= Percona =

Database software company

Percona is an American company based in Durham, North Carolina and the developer of a number of open source software projects for MySQL, MariaDB, PostgreSQL, MongoDB and RocksDB users. The company's revenue of around $25 million a year is derived from support, consultancy and managed services of database systems.

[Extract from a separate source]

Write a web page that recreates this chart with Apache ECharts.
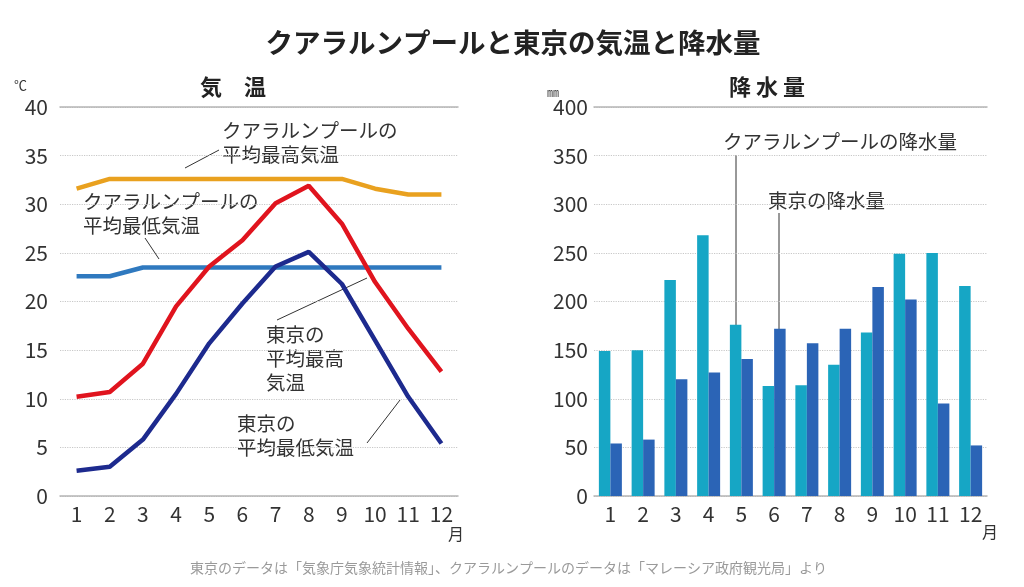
<!DOCTYPE html>
<html><head><meta charset="utf-8">
<script src="https://cdn.jsdelivr.net/npm/echarts@6/dist/echarts.min.js"></script>
<style>html,body{margin:0;padding:0;background:#fff}#c{width:1024px;height:587px}</style>
</head><body><div id="c"></div>
<script>
const months = ['1','2','3','4','5','6','7','8','9','10','11','12'];
const tempTicksMax = 40, tempInterval = 5;
const rainTicksMax = 400, rainInterval = 50;
const klMax = [31.6, 32.6, 32.6, 32.6, 32.6, 32.6, 32.6, 32.6, 32.6, 31.6, 31.0, 31.0];
const klMin = [22.6, 22.6, 23.5, 23.5, 23.5, 23.5, 23.5, 23.5, 23.5, 23.5, 23.5, 23.5];
const tkMax = [10.2, 10.7, 13.6, 19.5, 23.6, 26.3, 30.1, 31.9, 28.0, 22.0, 17.2, 12.8];
const tkMin = [2.6, 3.0, 5.8, 10.5, 15.7, 19.8, 23.6, 25.1, 21.8, 16.0, 10.2, 5.4];
const klRain = [149, 150, 222, 268, 176, 113, 114, 135, 168, 249, 250, 216];
const tkRain = [54, 58, 120, 127, 141, 172, 157, 172, 215, 202, 95, 52];

const FONT = '"Noto Sans CJK JP", "Noto Sans", sans-serif';
const chart = echarts.init(document.getElementById('c'));
function txt(x, y, text, extra){ return {type:'text', left:x, top:y, style:Object.assign({text:text, fill:'#333', font:'19.5px ' + FONT, lineHeight:24}, extra||{})}; }
function seg(x1,y1,x2,y2){ return {type:'line', shape:{x1:x1,y1:y1,x2:x2,y2:y2}, style:{stroke:'#333', lineWidth:1}}; }

const xBase = {
  type:'category', data:months, boundaryGap:true,
  axisLine:{show:true, lineStyle:{color:'#b5b5b5', width:1.5}},
  axisTick:{show:false},
  axisLabel:{color:'#333', fontSize:21, fontFamily:FONT, margin:8}
};
const xTop = {type:'category', data:months, position:'top', axisLine:{show:true, lineStyle:{color:'#b5b5b5', width:1.5}}, axisTick:{show:false}, axisLabel:{show:false}};
const ySplit = {show:true, lineStyle:{color:'#c8c8c8', type:'dotted', width:1.2}};

chart.setOption({
  animation:false,
  backgroundColor:'#fff',
  title:{text:'クアラルンプールと東京の気温と降水量', left:508, top:24, textAlign:'center',
    textStyle:{fontSize:27.5, fontWeight:'bold', color:'#222', fontFamily:FONT}},
  grid:[
    {left:60, top:107, width:398, height:389},
    {left:594, top:107, width:393, height:389}
  ],
  xAxis:[
    Object.assign({gridIndex:0}, xBase),
    Object.assign({gridIndex:1}, xBase),
    Object.assign({gridIndex:0}, xTop),
    Object.assign({gridIndex:1}, xTop)
  ],
  yAxis:[
    {gridIndex:0, type:'value', min:0, max:tempTicksMax, interval:tempInterval,
     axisLine:{show:false}, axisTick:{show:false}, splitLine:ySplit,
     axisLabel:{color:'#333', fontSize:21, fontFamily:FONT, margin:12}},
    {gridIndex:1, type:'value', min:0, max:rainTicksMax, interval:rainInterval,
     axisLine:{show:false}, axisTick:{show:false}, splitLine:ySplit,
     axisLabel:{color:'#333', fontSize:21, fontFamily:FONT, margin:6}}
  ],
  series:[
    {type:'line', xAxisIndex:0, yAxisIndex:0, data:klMax, symbol:'none', lineStyle:{color:'#E9A11F', width:4.5}, z:3},
    {type:'line', xAxisIndex:0, yAxisIndex:0, data:klMin, symbol:'none', lineStyle:{color:'#2F79BF', width:4.5}, z:3},
    {type:'line', xAxisIndex:0, yAxisIndex:0, data:tkMax, symbol:'none', lineStyle:{color:'#E0141E', width:4.5}, z:4},
    {type:'line', xAxisIndex:0, yAxisIndex:0, data:tkMin, symbol:'none', lineStyle:{color:'#1D2A8E', width:4.5}, z:5},
    {type:'bar', xAxisIndex:1, yAxisIndex:1, data:klRain, barWidth:11.5, barGap:'0%', itemStyle:{color:'#16A6C5'}},
    {type:'bar', xAxisIndex:1, yAxisIndex:1, data:tkRain, barWidth:11.5, barGap:'0%', itemStyle:{color:'#2B64B6'}}
  ],
  graphic:[
    txt(14, 73, '℃', {font:'13px ' + FONT}),
    txt(200, 75, '気　温', {font:'bold 22px ' + FONT, fill:'#222'}),
    txt(547, 80, '㎜', {font:'12px ' + FONT}),
    txt(729, 75, '降 水 量', {font:'bold 22px ' + FONT, fill:'#222'}),
    txt(448, 522, '月', {font:'16px ' + FONT}),
    txt(982, 520, '月', {font:'16px ' + FONT}),
    txt(222, 119, 'クアラルンプールの\n平均最高気温'),
    seg(185, 168, 219, 150),
    txt(83, 190, 'クアラルンプールの\n平均最低気温'),
    seg(145, 238, 159, 259),
    txt(266, 323, '東京の\n平均最高\n気温'),
    seg(277, 320, 367, 278),
    txt(237, 412, '東京の\n平均最低気温'),
    seg(367, 443, 400, 400),
    txt(723, 130, 'クアラルンプールの降水量'),
    seg(736, 155, 736, 325),
    txt(768, 189, '東京の降水量'),
    seg(779, 213, 779, 329),
    txt(190, 556, '東京のデータは「気象庁気象統計情報」、クアラルンプールのデータは「マレーシア政府観光局」より', {font:'14px ' + FONT, fill:'#9a9a9a'})
  ]
});
</script></body></html>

The company was founded in 2006 by Peter Zaitsev and Vadim Tkachenko.

==Open source software==
Percona maintains a GitHub repository for their open source software, which can also be downloaded from the Percona website.

Percona PMM architecture

MySQL database software:
- Percona Server for MySQL
- Percona XtraDB Cluster
- Percona XtraBackup
- Percona Operator for MySQL based on Percona XtraDB Cluster
MongoDB database software:
- Percona Server for MongoDB
- Percona Operator for MongoDB
- Percona Backup for MongoDB
PostgreSQL database distribution:
- Percona Distribution for PostgreSQL
- Percona Operator for PostgreSQL
Database Management Tools
- Percona Monitoring and Management
- Percona Toolkit

==Other information==
The company's founders, Peter Zaitsev and Vadim Tkachenko co-authored with Baron Schwartz the book High Performance MySQL (3rd edition), published by O’Reilly.